Exercise: Write out again, exactly as they appear, the lines from the line with "Emit a Python" through the line with "import numpy as np". Do not include any pictures.

Rows from a dataset of charts and code
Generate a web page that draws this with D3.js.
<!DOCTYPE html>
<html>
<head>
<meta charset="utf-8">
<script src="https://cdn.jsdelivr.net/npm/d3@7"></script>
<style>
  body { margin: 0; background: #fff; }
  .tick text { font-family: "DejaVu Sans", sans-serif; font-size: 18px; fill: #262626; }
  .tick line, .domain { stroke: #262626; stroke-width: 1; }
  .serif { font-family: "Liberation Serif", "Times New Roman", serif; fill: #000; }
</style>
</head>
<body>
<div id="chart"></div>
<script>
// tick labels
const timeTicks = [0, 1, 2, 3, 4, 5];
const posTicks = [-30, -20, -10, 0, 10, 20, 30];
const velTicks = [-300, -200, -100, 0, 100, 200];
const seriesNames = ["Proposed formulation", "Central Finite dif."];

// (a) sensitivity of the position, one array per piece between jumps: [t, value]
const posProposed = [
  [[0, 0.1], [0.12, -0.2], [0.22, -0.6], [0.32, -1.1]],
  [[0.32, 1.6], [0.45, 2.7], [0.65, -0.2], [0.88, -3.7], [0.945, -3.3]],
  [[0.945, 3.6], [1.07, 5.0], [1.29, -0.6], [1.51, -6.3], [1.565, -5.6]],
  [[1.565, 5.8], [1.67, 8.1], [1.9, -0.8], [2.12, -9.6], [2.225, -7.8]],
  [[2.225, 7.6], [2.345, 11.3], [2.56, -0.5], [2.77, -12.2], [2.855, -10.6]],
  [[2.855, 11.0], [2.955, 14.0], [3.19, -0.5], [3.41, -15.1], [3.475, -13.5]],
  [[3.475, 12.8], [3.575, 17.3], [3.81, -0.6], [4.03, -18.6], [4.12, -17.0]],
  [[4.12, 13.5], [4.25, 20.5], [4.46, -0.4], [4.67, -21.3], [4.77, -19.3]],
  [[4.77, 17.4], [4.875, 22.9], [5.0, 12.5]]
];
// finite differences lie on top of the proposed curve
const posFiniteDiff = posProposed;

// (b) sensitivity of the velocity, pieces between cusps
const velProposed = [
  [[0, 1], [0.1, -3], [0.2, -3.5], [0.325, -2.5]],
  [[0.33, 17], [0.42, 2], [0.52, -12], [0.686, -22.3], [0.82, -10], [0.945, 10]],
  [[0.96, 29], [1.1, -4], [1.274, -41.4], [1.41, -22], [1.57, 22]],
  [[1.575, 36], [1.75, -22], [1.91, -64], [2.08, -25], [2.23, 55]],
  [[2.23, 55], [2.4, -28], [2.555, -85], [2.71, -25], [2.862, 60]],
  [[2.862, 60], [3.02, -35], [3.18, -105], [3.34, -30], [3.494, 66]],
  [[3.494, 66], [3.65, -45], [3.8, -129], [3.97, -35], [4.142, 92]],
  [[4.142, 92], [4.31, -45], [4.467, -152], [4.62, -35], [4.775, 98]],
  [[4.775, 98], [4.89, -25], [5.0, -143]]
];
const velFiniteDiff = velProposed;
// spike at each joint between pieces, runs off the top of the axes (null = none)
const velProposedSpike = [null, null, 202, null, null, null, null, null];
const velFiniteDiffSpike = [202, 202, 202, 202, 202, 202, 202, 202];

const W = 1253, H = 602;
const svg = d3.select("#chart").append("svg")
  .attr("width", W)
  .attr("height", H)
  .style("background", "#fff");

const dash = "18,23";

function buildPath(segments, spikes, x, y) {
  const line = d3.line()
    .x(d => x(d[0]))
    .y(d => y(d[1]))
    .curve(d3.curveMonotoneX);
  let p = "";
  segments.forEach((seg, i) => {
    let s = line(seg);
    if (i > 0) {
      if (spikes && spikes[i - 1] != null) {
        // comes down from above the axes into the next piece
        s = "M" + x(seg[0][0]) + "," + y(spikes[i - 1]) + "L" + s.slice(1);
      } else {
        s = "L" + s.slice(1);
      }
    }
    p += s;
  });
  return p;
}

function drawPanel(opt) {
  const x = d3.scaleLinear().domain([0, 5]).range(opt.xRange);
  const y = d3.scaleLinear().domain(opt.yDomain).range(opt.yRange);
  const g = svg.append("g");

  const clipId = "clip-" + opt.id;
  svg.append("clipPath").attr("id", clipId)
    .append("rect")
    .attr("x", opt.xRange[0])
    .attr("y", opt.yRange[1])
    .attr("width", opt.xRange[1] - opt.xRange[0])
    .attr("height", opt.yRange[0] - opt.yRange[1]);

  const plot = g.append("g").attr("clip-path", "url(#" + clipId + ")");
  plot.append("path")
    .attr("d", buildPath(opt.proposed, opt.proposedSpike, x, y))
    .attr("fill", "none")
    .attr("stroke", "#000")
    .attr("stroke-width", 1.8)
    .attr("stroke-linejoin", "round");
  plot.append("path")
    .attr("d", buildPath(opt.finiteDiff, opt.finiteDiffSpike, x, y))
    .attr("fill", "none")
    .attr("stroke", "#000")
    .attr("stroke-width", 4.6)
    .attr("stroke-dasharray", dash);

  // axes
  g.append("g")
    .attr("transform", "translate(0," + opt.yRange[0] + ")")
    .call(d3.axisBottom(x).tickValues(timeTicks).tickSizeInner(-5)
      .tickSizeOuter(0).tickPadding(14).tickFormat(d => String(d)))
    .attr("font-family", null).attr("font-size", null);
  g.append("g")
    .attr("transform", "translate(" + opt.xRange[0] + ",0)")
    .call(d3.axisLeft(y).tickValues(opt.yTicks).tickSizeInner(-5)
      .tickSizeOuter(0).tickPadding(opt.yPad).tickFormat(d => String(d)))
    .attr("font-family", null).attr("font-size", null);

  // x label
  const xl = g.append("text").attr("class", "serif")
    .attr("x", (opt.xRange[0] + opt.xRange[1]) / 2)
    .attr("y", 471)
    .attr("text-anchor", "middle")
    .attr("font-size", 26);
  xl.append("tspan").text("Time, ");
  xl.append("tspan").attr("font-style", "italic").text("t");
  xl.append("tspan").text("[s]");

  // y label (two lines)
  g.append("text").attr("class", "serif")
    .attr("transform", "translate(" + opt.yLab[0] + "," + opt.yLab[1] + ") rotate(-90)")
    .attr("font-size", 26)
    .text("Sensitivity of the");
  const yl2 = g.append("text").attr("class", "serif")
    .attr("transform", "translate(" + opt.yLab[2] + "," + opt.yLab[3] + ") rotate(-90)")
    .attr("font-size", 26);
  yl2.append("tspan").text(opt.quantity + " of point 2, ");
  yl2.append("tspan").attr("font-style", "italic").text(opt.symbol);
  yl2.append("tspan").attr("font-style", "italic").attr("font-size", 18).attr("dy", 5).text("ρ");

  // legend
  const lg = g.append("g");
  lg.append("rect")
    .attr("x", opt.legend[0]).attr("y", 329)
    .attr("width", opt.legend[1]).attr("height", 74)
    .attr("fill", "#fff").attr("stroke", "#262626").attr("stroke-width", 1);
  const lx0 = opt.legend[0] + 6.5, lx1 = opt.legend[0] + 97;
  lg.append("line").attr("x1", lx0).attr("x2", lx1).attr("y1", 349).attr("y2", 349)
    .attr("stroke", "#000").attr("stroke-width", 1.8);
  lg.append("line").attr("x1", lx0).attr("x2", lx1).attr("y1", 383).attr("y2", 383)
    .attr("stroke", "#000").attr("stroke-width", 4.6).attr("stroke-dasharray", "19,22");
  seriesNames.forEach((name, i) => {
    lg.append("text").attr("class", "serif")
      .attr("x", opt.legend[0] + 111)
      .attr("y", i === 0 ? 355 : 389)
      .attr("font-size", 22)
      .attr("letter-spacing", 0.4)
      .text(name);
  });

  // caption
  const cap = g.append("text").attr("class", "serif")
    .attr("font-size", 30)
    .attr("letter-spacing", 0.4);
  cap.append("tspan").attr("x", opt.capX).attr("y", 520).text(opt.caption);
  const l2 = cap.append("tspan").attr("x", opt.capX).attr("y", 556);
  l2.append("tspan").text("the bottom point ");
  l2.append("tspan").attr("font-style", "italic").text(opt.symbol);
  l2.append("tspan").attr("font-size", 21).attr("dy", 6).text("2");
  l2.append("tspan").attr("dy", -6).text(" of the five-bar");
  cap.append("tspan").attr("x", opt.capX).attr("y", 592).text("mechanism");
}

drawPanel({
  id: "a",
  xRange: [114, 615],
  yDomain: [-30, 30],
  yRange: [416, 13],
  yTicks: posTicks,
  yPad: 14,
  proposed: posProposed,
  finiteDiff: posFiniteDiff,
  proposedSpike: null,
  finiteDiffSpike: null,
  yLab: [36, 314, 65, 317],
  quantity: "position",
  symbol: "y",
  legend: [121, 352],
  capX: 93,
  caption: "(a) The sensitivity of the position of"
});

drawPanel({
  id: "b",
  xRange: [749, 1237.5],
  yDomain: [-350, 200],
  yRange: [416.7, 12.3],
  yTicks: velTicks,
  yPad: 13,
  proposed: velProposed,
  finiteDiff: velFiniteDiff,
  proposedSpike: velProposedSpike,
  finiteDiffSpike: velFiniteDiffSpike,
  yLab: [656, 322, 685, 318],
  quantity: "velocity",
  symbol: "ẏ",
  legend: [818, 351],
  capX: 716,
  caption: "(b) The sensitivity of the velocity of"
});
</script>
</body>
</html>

...

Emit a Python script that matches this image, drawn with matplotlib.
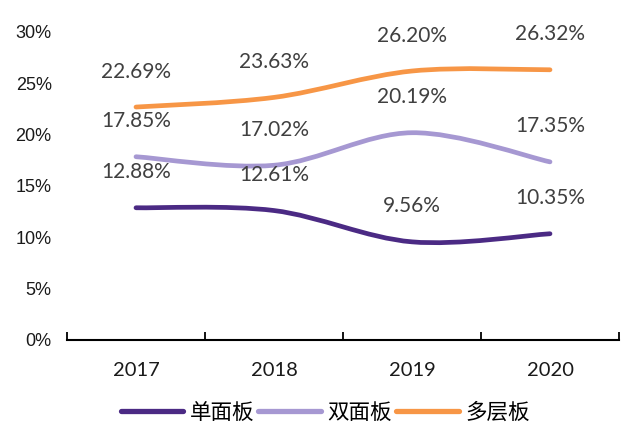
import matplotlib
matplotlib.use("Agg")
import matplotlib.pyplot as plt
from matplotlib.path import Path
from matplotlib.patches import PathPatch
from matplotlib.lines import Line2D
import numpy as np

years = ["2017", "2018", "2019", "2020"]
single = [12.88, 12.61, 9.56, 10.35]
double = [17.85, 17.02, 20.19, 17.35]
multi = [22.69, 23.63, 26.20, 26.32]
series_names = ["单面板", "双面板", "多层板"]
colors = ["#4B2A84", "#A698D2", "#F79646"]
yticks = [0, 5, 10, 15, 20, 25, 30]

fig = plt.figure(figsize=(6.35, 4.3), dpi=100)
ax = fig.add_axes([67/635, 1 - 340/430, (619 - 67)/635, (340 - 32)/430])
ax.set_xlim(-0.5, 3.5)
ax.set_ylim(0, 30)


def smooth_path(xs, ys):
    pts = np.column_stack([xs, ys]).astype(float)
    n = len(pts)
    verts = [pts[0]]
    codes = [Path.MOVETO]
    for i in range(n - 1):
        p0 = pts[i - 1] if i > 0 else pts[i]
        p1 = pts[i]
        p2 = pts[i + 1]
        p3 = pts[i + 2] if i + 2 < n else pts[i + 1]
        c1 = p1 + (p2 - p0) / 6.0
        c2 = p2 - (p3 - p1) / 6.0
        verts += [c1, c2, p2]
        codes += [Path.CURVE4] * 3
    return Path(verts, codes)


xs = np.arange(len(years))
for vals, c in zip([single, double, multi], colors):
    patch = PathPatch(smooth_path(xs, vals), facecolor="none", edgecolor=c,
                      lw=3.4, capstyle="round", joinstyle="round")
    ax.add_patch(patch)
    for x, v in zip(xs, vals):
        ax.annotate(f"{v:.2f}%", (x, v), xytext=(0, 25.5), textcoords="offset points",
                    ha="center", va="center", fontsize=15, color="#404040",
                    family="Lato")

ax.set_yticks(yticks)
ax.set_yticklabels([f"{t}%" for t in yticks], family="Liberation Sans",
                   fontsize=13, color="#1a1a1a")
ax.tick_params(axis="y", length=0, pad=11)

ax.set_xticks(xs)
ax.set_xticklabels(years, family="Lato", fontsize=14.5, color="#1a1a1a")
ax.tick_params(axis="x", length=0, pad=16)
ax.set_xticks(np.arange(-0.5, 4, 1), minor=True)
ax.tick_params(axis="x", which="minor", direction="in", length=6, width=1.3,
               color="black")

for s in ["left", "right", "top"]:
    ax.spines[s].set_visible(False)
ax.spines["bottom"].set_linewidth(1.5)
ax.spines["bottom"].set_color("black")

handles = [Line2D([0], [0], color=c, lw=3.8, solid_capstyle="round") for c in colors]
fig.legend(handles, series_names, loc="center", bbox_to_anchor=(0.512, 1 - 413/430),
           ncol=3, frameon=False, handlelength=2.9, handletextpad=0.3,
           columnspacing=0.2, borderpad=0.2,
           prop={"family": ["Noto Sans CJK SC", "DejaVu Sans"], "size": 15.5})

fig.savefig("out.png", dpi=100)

Solution to the problem:
Emit a Python script that matches this image, drawn with matplotlib.
import matplotlib
matplotlib.use("Agg")
import matplotlib.pyplot as plt
from matplotlib.path import Path
from matplotlib.patches import PathPatch
from matplotlib.lines import Line2D
import numpy as np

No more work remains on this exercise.